1st Comptroller of New Jersey
- In office January 17, 2008 – December 31, 2013
- Governor: Jon Corzine Chris Christie
- Preceded by: Position established
- Succeeded by: Marc Larkins (acting)

Personal details
- Education: Princeton University (AB) Columbia University (JD)

= Matthew Boxer =

American politician

Matthew Boxer (born October 1970) is an American attorney who served as New Jersey State Comptroller. He was sworn in as New Jersey's first independent state comptroller on January 17, 2008 after the recreation of the office in 2007. He served in this position until the end of his term in December 2013.

Boxer led a staff responsible for overseeing audits and performance reviews at all levels of New Jersey government. The office audits government finances, examines the efficiency of government programs and scrutinizes government contracts. "The mission of the office is clear,"' Boxer said after his swearing-in. '"The Comptroller's Office exists to bring greater efficiency and transparency to the operation of all levels of New Jersey's government: from our town halls and schools, to our state agencies and our independent state authorities. Simply put, this state cannot afford to have its governmental entities wasting money that comes from the hard work of the taxpayers of this state."

==Biography==
Boxer graduated from Lakewood High School in 1988 and graduated magna cum laude from Princeton University in 1992 with an A.B. in politics after completing a 132-page long senior thesis titled "White Lie, White Power: The Myth of Harmonious Race Relations in Lakewood, New Jersey." He then earned a J.D. from Columbia University School of Law in 1995. Boxer began his career as a law clerk for New Jersey Supreme Court Justice Gary S. Stein and then for U.S. District Court Judge Jerome B. Simandle. He went on to spend four years as an attorney with the Lowenstein Sandler law firm, where he litigated criminal and complex civil cases with an emphasis on securities fraud.

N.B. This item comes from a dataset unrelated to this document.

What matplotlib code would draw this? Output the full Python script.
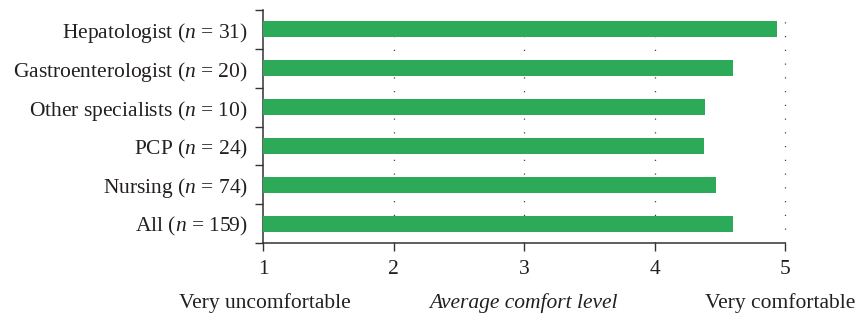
import matplotlib
matplotlib.use("Agg")
import matplotlib.pyplot as plt
import numpy as np

categories = ["Hepatologist", "Gastroenterologist", "Other specialists", "PCP", "Nursing", "All"]
counts = [31, 20, 10, 24, 74, 159]
values = [4.94, 4.60, 4.39, 4.38, 4.47, 4.60]
xticks = [1, 2, 3, 4, 5]

plt.rcParams['font.family'] = ['Liberation Serif']
plt.rcParams['mathtext.fontset'] = 'custom'
plt.rcParams['mathtext.rm'] = 'Liberation Serif'
plt.rcParams['mathtext.it'] = 'Liberation Serif:italic'

FS = 15.5
textc = '#231f20'
fig = plt.figure(figsize=(8.59, 3.19), dpi=100)
ax = fig.add_axes([263/859, 1-243/319, (785-263)/859, (243-10)/319])

y = np.arange(len(categories))
ax.barh(y, np.array(values) - 1, left=1, height=0.41, color='#2DAA58', zorder=3)

ax.set_xlim(1, 5)
ax.set_ylim(len(categories) - 0.5, -0.5)
ax.set_xticks(xticks)
ax.set_xticklabels([str(t) for t in xticks], fontsize=FS, color=textc)
labels = [f"{c} ($n$ = {n})" for c, n in zip(categories, counts)]
ax.set_yticks(y)
ax.set_yticklabels(labels, fontsize=FS, color=textc)
ax.set_yticks(np.arange(-0.5, len(categories), 1.0), minor=True)
ax.tick_params(axis='y', which='major', length=0, pad=11)
ax.tick_params(axis='y', which='minor', length=6, width=1, color='#333333')
ax.tick_params(axis='x', which='major', length=6, width=1, color='#333333', pad=6)

for s in ['top', 'right']:
    ax.spines[s].set_visible(False)
for s in ['left', 'bottom']:
    ax.spines[s].set_color('#333333')
    ax.spines[s].set_linewidth(1.1)

for xv in xticks[1:]:
    ax.axvline(xv, color='#444444', linewidth=0.9, linestyle=(0, (1, 10)), zorder=1, clip_on=False)

fig.text(265/859, 1-303/319, "Very uncomfortable", ha='center', va='center', fontsize=FS, color=textc)
fig.text(523/859, 1-303/319, "Average comfort level", ha='center', va='center', fontsize=FS, style='italic', color=textc)
fig.text(855/859, 1-303/319, "Very comfortable", ha='right', va='center', fontsize=FS, color=textc)

fig.savefig("out.png", dpi=100)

As a federal prosecutor from 2001 to 2006, Boxer served in the terrorism unit, the criminal division and the special prosecutions division of the U.S. Attorney's Office. While there, he oversaw the investigation and prosecution of numerous public officials on corruption charges including Operation Bid Rig.

In January 2006, Gov. Jon Corzine chose Boxer to direct the state Authorities Unit, where he developed new regulations concerning procurement reform and ethics reform that led to greater transparency and efficiency at New Jersey's 58 independent state authorities. He was reappointed by Chris Christie.

After completing his term as State Comptroller, Boxer joined the firm Lowenstein Sandler in Roseland, NJ as a partner and chairman of its corporate investigations and integrity practice.

He is a resident of Bridgewater Township.